Nonostante queste complessità non facilmente gestibili, dopo Stati Uniti e Italia, anche il Giappone ha deciso di percorrere questa strada con la Ccel – Cyber counter-capacity enhancement law –, che vale la pena di analizzare perché, a differenza delle nazioni occidentali, Tokyo può utilizzare la forza, almeno formalmente, soltanto per difendersi all’interno dei propri confini. Questo limite, previsto dall’articolo 9 della Costituzione nipponica, sembrerebbe dunque scongiurare l’uso offensivo e strategico — cioè militare — dei poteri governativi legati alla cybersecurity, ma non è esattamente così. Tutte le attività previste dalla Ccel, incluse quelle di raccolta e analisi del traffico dati e l’impiego di ‘misure attive’, devono essere compiute nel rispetto dei diritti dei cittadini, limitando al minimo la sorveglianza tecnologica e sotto il controllo di una commissione indipendente.
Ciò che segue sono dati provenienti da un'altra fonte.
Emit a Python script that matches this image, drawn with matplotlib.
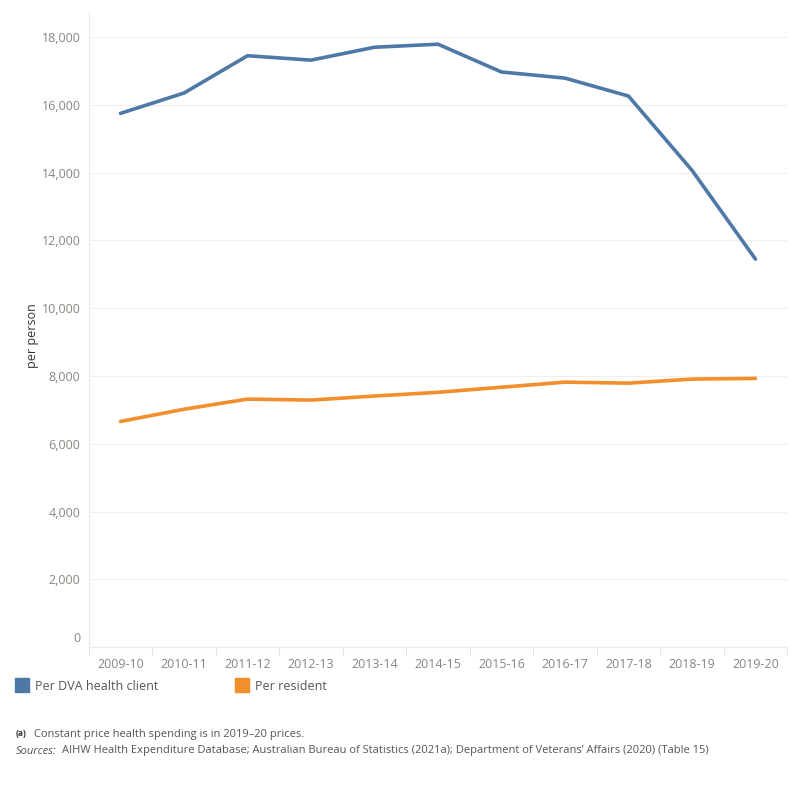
import matplotlib
matplotlib.use("Agg")
import matplotlib.pyplot as plt
import matplotlib.transforms as mtransforms
from matplotlib.patches import Rectangle

years = ["2009-10", "2010-11", "2011-12", "2012-13", "2013-14", "2014-15",
         "2015-16", "2016-17", "2017-18", "2018-19", "2019-20"]
per_dva_client = [15750, 16350, 17450, 17320, 17700, 17790, 16970, 16790, 16260, 14070, 11450]
per_resident = [6660, 7020, 7320, 7290, 7410, 7520, 7670, 7820, 7790, 7910, 7930]
yticks = [0, 2000, 4000, 6000, 8000, 10000, 12000, 14000, 16000, 18000]

BLUE = "#4e79a7"
ORANGE = "#f28e2b"
TICK_COL = "#8a8580"
TEXT_COL = "#555555"

plt.rcParams['font.family'] = ['Open Sans', 'DejaVu Sans']

fig = plt.figure(figsize=(8, 8), dpi=100)
ax = fig.add_axes([0.111, 0.191, 0.873, 0.794])

x = list(range(len(years)))
ax.plot(x, per_dva_client, color=BLUE, lw=2.6, solid_joinstyle='round', solid_capstyle='round')
ax.plot(x, per_resident, color=ORANGE, lw=2.6, solid_joinstyle='round', solid_capstyle='round')

ax.set_xlim(-0.5, len(years) - 0.5)
ax.set_ylim(0, 18740)
ax.set_yticks(yticks)
ax.set_yticklabels([f"{v:,}" for v in yticks])
ax.set_xticks(x)
ax.set_xticklabels(years)
ax.tick_params(axis='y', length=0, pad=6, labelsize=9, labelcolor=TICK_COL)
ax.tick_params(axis='x', length=0, pad=8, labelsize=9, labelcolor=TICK_COL)

# shift the "0" label upward as in the reference
lbl0 = ax.get_yticklabels()[0]
lbl0.set_transform(lbl0.get_transform() + mtransforms.ScaledTranslation(0, 10 / 100, fig.dpi_scale_trans))

ax.grid(axis='y', color='#efefef', lw=0.8)
ax.set_axisbelow(True)
for s in ['top', 'right']:
    ax.spines[s].set_visible(False)
ax.spines['left'].set_color('#ececec')
ax.spines['bottom'].set_color('#ececec')

# category separators below axis
for i in range(len(years) + 1):
    ax.plot([i - 0.5, i - 0.5], [0, -0.012], transform=ax.get_xaxis_transform(),
            color='#e6e6e6', lw=0.8, clip_on=False)

ax.set_ylabel("per person", fontsize=9, color='#333333')
ax.yaxis.set_label_coords(-0.072, 0.49)

# legend
fig.patches.append(Rectangle((15 / 800, 1 - 692 / 800), 14 / 800, 14 / 800,
                             transform=fig.transFigure, color=BLUE))
fig.text(35 / 800, 1 - 686 / 800, "Per DVA health client", fontsize=9, color=TEXT_COL, va='center')
fig.patches.append(Rectangle((235 / 800, 1 - 692 / 800), 14 / 800, 14 / 800,
                             transform=fig.transFigure, color=ORANGE))
fig.text(255 / 800, 1 - 686 / 800, "Per resident", fontsize=9, color=TEXT_COL, va='center')

# footnotes
fig.text(16 / 800, 1 - 733 / 800, "(a)", fontsize=6, fontweight='bold', color='#333333', va='center')
fig.text(34 / 800, 1 - 735 / 800, "Constant price health spending is in 2019\u201320 prices.",
         fontsize=8, color=TEXT_COL, va='center')
fig.text(16 / 800, 1 - 751 / 800, "Sources:", fontsize=8, style='italic', color=TEXT_COL, va='center')
fig.text(62 / 800, 1 - 751 / 800,
         "AIHW Health Expenditure Database; Australian Bureau of Statistics (2021a); "
         "Department of Veterans\u2019 Affairs (2020) (Table 15)",
         fontsize=8, color=TEXT_COL, va='center')

fig.savefig("out.png", dpi=100)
Dunque, un’impostazione del genere esclude(rebbe) che il governo possa utilizzare questi poteri per violare la sovranità di altri paesi. Questa legge, spiega il professor Masahiro Matsumura, della St. Andrew’s University di Osaka, è destinata ad essere applicata in situazioni che non raggiungono la soglia dell’attacco armato. Inoltre autorizza l’adozione delle misure necessarie per accedere ai sistemi informatici utilizzati per le azioni dannose e neutralizzare i malintenzionati. Dunque non è possibile invocare l’applicazione delle norme di diritto bellico e delle disposizioni del diritto internazionale relative all’uso della forza armata.
Il ricorso a misure preventive
Tuttavia, un aspetto potenzialmente problematico è rappresentato da un inciso dell’articolo 2 della legge, secondo il quale le active cybersecurity measures possono essere usate anche la prevenzione del verificarsi di intrusioni che possono danneggiare la cybersecurity pubblica e quella dello Stato. Dunque, la norma potrebbe essere interpretata, da una prospettiva occidentale, come legittimazione di attacchi anticipati analoghi a quelli ritenuti ammissibili, in ambito militare, dalla dottrina statunitense basata sul concetto di preemptive strike.